Tarik Saleh è un regista svedese figlio di padre egiziano, e chi vuol capire qualcosa di più dell’Egitto contemporaneo non può prescindere dai suoi film. Quello che gli ha dato fama internazionale – e gli ha procurato l’ostracismo del paese di provenienza – era “Omicidio al Cairo”, una storia gialla che partiva dalla morte di una famosa cantante e arrivava a descrivere la drammatica realtà di una nazione corrotta alla vigilia di una rivoluzione finita malissimo. Per il pubblico italiano quel film, uscito a pochi mesi di distanza dalla brutale uccisione di Giulio Regeni ad opera dei servizi segreti egiziani, era un pugno nello stomaco che andava oltre i suoi indubbi meriti.
Ora è arrivato nelle nostre sale “La cospirazione del Cairo”, uscito nel 2022 e premiato a Cannes per la migliore sceneggiatura. Anche in questo caso si parte da un omicidio, quello di un allievo di al-Azhar, il più prestigio centro religioso sunnita del mondo arabo, nonché l’università dove studiano i futuri imam. Un altro allievo, Adam, figlio di un povero pescatore, viene coinvolto suo malgrado nelle indagini da un colonnello dei servizi segreti, e scopre che l’omicidio è maturato nei giochi di potere per la scelta del nuovo rettore. Un carica a vita, ambitissima, alla quale il governo egiziano vorrebbe fosse eletto un religioso amico.
L’intreccio, solido e pieno di tensione, è tuttavia la parte meno interessante del film.
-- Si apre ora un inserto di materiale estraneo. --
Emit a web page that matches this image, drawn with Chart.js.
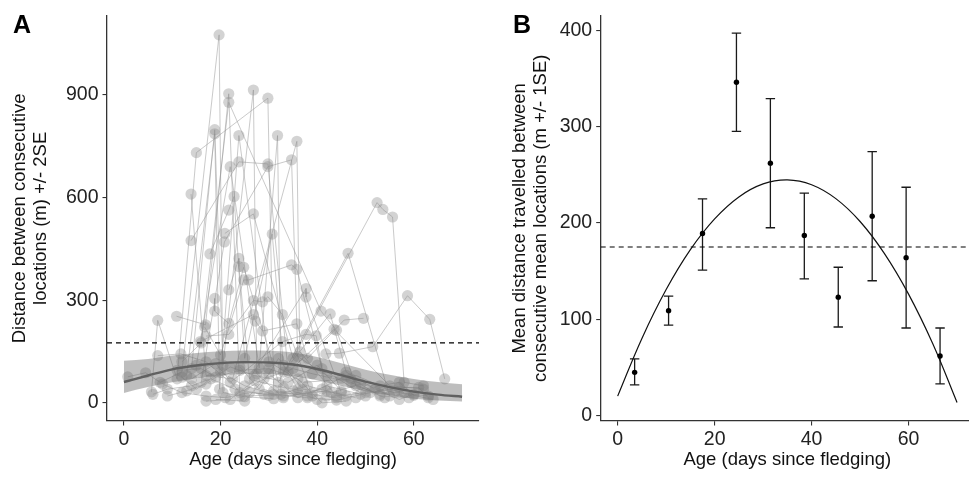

Ciò che colpisce, oltre alla accurata descrizione della vita dentro al-Azhar, dove si confrontano i moderati vicini al governo e gli estremisti legati ai fratelli musulmani, è lo spregiudicato comportamento dei servizi segreti, che operano al di fuori di ogni controllo.
Bella la fotografia, ben scelte le musiche, ottimi gli attori dove spiccano il giovane palestinese Tawfeek Barhom nei panni del tormentato Adam e lo svedese Fares Fares, che interpreta un colonnello con qualche barlume di umanità. Da vedere.